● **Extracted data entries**
++++++++++++++++++++
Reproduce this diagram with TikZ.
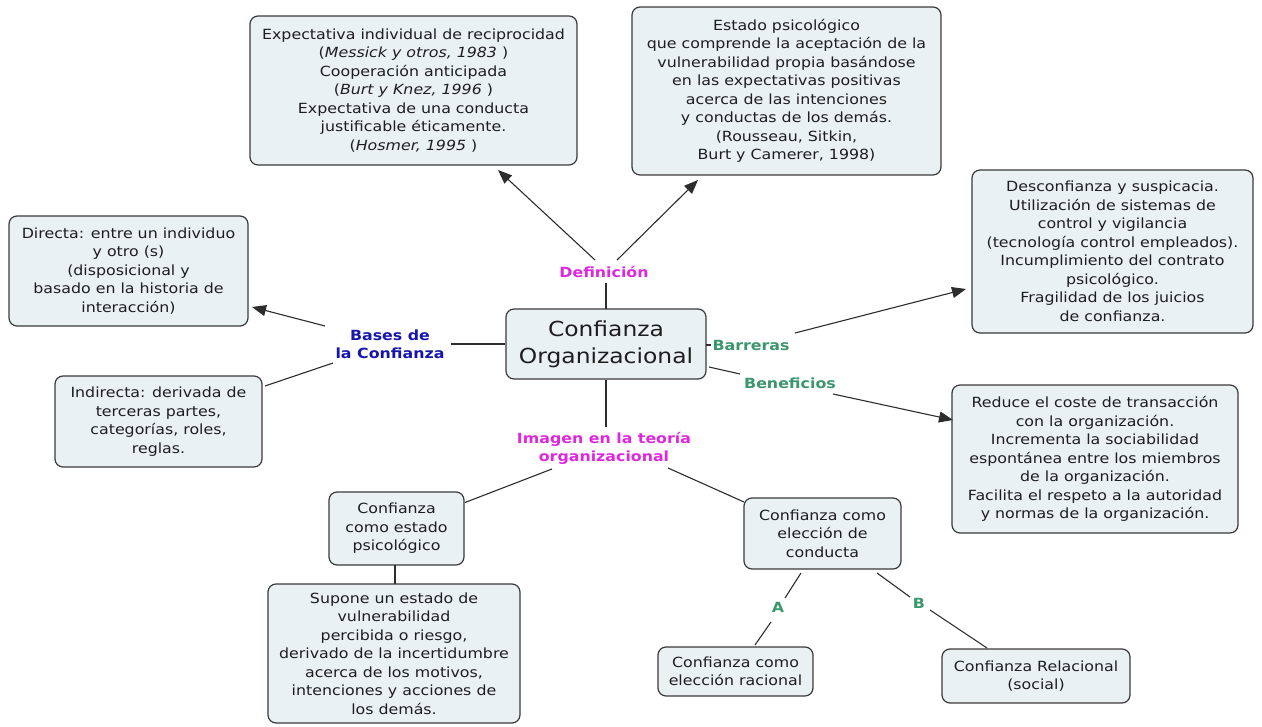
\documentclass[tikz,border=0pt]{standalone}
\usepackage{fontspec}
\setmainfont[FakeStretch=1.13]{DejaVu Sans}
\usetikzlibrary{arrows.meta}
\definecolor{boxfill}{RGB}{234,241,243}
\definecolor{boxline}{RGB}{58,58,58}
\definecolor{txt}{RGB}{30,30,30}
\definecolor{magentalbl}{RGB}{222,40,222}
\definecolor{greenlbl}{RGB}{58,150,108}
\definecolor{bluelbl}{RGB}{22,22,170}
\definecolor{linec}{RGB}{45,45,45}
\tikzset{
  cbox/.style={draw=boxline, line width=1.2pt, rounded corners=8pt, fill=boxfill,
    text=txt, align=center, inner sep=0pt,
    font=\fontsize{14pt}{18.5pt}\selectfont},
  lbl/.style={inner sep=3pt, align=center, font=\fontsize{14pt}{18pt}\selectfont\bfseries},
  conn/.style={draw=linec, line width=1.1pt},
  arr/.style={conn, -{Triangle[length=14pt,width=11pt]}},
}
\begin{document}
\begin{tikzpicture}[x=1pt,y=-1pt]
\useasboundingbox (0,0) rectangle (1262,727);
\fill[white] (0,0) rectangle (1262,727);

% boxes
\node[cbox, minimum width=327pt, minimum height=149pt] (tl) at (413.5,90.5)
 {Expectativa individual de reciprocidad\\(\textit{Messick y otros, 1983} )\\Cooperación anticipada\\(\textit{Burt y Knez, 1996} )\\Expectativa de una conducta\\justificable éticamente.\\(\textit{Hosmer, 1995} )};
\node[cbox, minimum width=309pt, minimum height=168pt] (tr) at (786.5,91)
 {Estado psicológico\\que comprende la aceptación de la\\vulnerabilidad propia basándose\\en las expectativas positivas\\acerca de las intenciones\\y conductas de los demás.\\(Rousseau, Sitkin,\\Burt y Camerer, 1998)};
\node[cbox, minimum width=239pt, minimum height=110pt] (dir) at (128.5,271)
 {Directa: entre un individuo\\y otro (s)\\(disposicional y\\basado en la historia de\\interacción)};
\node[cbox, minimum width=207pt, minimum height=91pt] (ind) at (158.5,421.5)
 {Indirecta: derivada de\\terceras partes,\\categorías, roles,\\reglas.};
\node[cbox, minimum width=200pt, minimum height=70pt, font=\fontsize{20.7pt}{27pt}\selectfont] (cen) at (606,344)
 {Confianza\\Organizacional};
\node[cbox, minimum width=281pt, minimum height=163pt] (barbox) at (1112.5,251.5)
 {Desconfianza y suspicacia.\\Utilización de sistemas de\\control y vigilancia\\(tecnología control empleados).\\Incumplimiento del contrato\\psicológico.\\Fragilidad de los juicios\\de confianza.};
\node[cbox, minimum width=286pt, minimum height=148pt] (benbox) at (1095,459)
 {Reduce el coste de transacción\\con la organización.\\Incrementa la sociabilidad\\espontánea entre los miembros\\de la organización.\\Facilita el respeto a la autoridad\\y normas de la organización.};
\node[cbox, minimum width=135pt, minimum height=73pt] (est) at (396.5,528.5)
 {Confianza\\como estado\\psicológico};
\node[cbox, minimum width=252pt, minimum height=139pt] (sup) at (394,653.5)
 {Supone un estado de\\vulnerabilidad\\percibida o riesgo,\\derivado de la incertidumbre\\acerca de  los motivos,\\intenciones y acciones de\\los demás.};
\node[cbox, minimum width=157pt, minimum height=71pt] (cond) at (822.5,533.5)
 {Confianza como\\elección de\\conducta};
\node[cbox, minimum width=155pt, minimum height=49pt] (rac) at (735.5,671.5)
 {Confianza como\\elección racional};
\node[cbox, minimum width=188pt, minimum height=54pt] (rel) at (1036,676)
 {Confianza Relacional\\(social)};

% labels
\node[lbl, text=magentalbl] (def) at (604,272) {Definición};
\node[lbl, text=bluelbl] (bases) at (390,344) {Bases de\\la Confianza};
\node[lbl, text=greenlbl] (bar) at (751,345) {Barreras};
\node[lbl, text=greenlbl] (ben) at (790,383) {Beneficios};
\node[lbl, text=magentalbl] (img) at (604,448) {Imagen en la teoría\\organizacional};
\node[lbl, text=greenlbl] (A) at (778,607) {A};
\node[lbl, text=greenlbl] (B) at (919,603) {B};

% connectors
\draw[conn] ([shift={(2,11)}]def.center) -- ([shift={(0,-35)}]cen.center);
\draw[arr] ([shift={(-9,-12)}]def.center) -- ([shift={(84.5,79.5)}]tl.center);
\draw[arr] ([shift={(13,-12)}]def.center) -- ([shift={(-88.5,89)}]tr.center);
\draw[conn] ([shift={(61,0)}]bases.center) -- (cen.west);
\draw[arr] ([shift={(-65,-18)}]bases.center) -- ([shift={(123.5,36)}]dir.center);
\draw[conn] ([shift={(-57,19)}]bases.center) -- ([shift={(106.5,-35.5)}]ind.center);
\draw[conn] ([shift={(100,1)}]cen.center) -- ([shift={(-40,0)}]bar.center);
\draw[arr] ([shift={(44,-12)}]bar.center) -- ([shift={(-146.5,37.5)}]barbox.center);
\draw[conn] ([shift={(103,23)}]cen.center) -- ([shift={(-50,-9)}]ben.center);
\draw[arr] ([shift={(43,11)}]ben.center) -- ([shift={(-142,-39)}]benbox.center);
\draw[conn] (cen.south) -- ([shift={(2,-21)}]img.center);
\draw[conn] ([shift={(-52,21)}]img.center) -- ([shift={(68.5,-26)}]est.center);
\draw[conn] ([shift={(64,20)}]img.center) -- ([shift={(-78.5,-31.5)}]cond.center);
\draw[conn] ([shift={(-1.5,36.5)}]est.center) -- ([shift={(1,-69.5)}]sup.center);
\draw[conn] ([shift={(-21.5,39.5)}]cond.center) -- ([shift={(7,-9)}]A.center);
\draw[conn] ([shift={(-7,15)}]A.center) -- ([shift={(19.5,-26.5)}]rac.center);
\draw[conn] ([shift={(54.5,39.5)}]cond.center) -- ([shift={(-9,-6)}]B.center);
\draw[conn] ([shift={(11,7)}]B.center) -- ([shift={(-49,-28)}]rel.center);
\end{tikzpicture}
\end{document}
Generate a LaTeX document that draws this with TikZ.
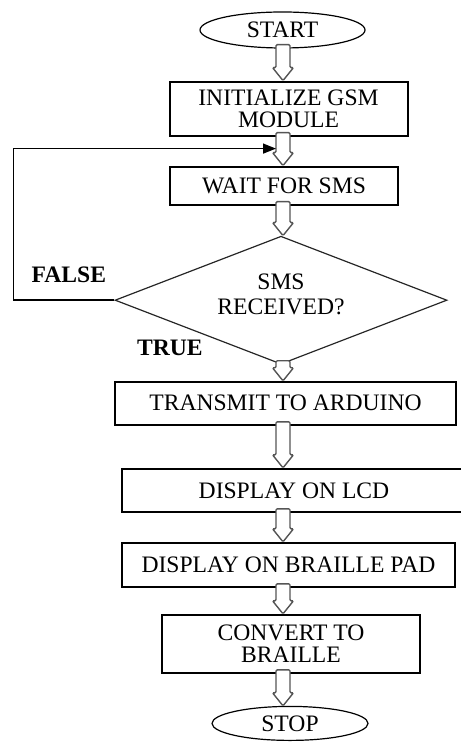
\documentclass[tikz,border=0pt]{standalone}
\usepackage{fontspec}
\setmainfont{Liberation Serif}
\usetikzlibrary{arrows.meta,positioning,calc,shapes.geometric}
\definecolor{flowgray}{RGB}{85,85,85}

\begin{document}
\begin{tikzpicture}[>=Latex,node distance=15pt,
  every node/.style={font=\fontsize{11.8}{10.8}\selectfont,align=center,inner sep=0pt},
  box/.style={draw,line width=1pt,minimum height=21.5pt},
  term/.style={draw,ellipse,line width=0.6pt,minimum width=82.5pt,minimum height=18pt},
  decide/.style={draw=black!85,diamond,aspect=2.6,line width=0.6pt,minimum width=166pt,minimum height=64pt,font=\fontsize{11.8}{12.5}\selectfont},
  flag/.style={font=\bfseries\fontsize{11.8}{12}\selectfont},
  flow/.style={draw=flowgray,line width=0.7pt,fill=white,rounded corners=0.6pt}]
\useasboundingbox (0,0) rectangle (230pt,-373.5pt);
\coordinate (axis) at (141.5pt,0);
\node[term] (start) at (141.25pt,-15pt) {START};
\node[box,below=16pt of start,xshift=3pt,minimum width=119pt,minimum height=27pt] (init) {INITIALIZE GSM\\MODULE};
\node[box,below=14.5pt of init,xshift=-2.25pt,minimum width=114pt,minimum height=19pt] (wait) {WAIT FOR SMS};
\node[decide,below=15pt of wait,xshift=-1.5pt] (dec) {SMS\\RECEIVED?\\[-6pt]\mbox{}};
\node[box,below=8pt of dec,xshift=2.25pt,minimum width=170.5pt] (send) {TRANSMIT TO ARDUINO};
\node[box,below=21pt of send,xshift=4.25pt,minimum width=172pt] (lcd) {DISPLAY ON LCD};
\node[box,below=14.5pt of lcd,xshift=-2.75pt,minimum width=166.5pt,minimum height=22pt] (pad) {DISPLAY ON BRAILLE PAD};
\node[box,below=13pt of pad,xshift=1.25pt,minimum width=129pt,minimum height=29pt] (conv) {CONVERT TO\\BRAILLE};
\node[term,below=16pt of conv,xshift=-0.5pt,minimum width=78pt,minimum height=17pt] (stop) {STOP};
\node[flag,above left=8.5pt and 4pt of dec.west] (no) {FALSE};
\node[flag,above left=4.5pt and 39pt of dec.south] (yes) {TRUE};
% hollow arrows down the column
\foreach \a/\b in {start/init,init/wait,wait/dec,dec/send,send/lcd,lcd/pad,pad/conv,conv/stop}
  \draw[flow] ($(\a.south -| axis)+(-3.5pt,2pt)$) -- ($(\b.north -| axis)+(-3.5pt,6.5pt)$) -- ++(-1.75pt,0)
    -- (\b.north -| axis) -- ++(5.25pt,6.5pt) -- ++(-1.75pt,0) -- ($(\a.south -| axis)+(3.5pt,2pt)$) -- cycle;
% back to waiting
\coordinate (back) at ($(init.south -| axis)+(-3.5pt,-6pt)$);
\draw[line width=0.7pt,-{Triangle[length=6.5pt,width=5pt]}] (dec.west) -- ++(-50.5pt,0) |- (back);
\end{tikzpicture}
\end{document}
++++++++++++++++++++
● **What is expected**
Find the lines with the string "this" and reproduce them.

● **Correct answer**
Reproduce this diagram with TikZ.
Generate a LaTeX document that draws this with TikZ.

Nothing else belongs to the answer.